Perhaps everyone held out hope that the Olsen twins would return for Fuller House's finale. They didn't, which is why there's a scene in which the other two Tanner sisters and Kimmy shout Michelle's old catchphrases into her voicemail inbox, while Michelle, unseen by us and presumably thrilled to have escaped all of this torment, dozes peacefully in her far-off home. The scene is the entire show in a nutshell.

28) Uncle Joey loves a puppet

When everybody is turning to the object of their affection during the double wedding that concludes the season, Uncle Joey makes eyes at a woodchuck puppet. He doesn't even do the voice!

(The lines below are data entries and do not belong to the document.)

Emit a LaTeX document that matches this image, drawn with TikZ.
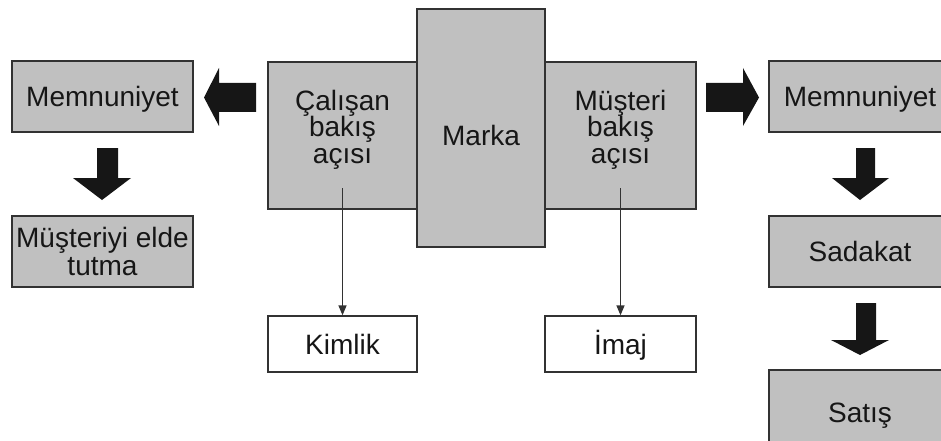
\documentclass[tikz,border=0pt]{standalone}
\usepackage{fontspec}
\setmainfont{Liberation Sans}
\usetikzlibrary{arrows.meta}
\definecolor{boxgray}{RGB}{192,192,192}
\definecolor{edgegray}{RGB}{50,50,50}
\definecolor{ink}{RGB}{22,22,22}
\begin{document}
\begin{tikzpicture}[x=1pt,y=-1pt,
  box/.style={draw=edgegray, line width=1.3pt, fill=boxgray, inner sep=0pt,
              font=\fontsize{28}{28}\selectfont, text=ink, align=center},
  plainbox/.style={box, fill=white},
  caps/.style={text height=20pt, text depth=0pt},
  lbl/.style={inner sep=0pt, font=\fontsize{28}{26.5}\selectfont, text=ink, align=center},
  blockarrow/.style={fill=ink, draw=none},
  link/.style={draw=edgegray, line width=1.3pt, -{Triangle[length=10pt,width=8pt]}}]
\useasboundingbox (0,0) rectangle (941,441);
\clip (0,0) rectangle (941,441);

% left column
\node[box, caps, minimum width=181pt, minimum height=71pt] (memL) at (102.5,96.5) {Memnuniyet};
\node[box, minimum width=181pt, minimum height=71pt] (tutma) at (102.5,251.5) {Müşteriyi elde\\tutma};

% centre
\node[box, minimum width=149pt, minimum height=147pt] (calisan) at (342.5,135.5) {};
\node[box, minimum width=151pt, minimum height=147pt] (musteri) at (620.5,135.5) {};
\node[box, minimum width=128pt, minimum height=238pt] (marka) at (481,128) {};
\node[lbl] (calisanT) at (342.5,129.5) {Çalışan\\bakış\\açısı};
\node[lbl] (musteriT) at (620.5,129.5) {Müşteri\\bakış\\açısı};
\node[lbl, caps] (markaT) at (481,135.5) {Marka};

\node[plainbox, caps, minimum width=149pt, minimum height=56pt] (kimlik) at (342.5,344) {Kimlik};
\node[plainbox, caps, minimum width=151pt, minimum height=56pt] (imaj) at (620.5,344) {İmaj};

% right column
\node[box, caps, minimum width=182pt, minimum height=71pt] (memR) at (860,96.5) {Memnuniyet};
\node[box, caps, minimum width=182pt, minimum height=71pt] (sadakat) at (860,251.5) {Sadakat};
\node[box, caps, minimum width=182pt, minimum height=84pt] (satis) at (860,412) {Satış};

% block arrows
\fill[blockarrow] (256,83) -- (219,83) -- (219,68) -- (204,97.5) -- (219,126) -- (219,112) -- (256,112) -- cycle;
\fill[blockarrow] (706,83) -- (743,83) -- (743,68) -- (759,97.5) -- (743,126) -- (743,112) -- (706,112) -- cycle;
\fill[blockarrow] (97,148) -- (118,148) -- (118,178) -- (131,178) -- (102,200) -- (73,178) -- (97,178) -- cycle;
\fill[blockarrow] (856,148) -- (875,148) -- (875,178) -- (889,178) -- (860,200) -- (832,178) -- (856,178) -- cycle;
\fill[blockarrow] (856,303) -- (876,303) -- (876,340) -- (889,340) -- (860,355) -- (831,340) -- (856,340) -- cycle;

% thin connectors
\coordinate (cs) at (342.5,188);
\coordinate (ms) at (620.5,188);
\draw[link] (cs) -- (cs |- kimlik.north);
\draw[link] (ms) -- (ms |- imaj.north);
\end{tikzpicture}
\end{document}
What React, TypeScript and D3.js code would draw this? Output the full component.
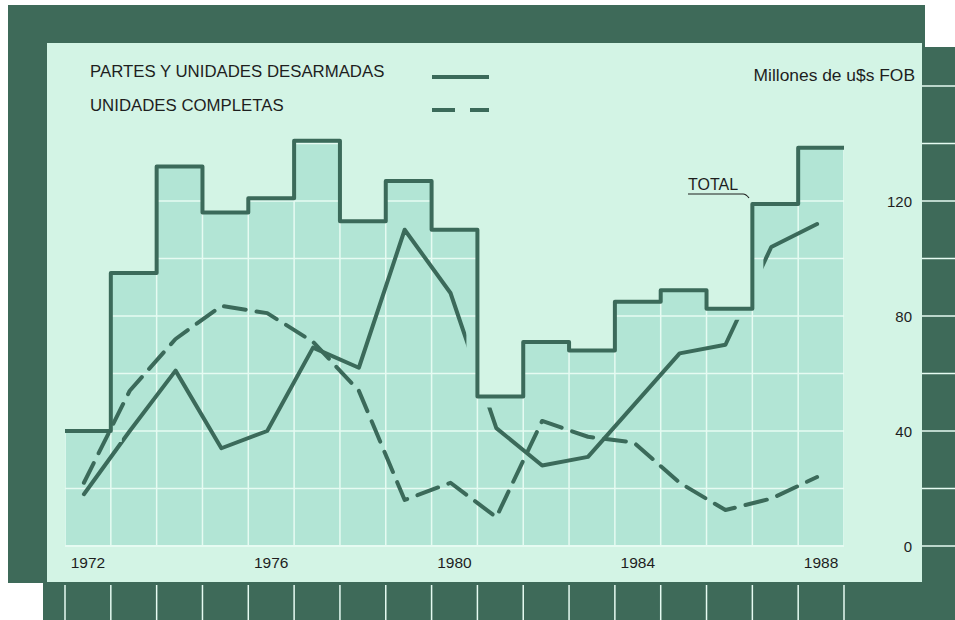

29) "We've formed an impenetrable circle around you!"

First, it's important to note that Kimmy and her ex got officially divorced just so they could get remarried. But when Kimmy tries to run from their wedding, her ex chases after her, then drags her down. All of the couple's wedding guests surround her, and when she protests that she doesn't want to get married, the groom utters the line above. The audience roars its approval.

In the back of her mind, Kimmy must surely dream of bolting for the door, of racing off toward whatever escape route Michelle found. But instead, she agrees to stay engaged to the guy, instead of marrying him right then. And the status quo is preserved.

As Thomas Wolfe said, you can't go home again. As Kimmy Gibbler might say, you can't go home again, because if you do, you might become trapped, haunted by hollow laughter from unseen phantoms ringing in your ears. And the next episode starts in 15... 14... 13...

Fuller House is streaming on Netflix.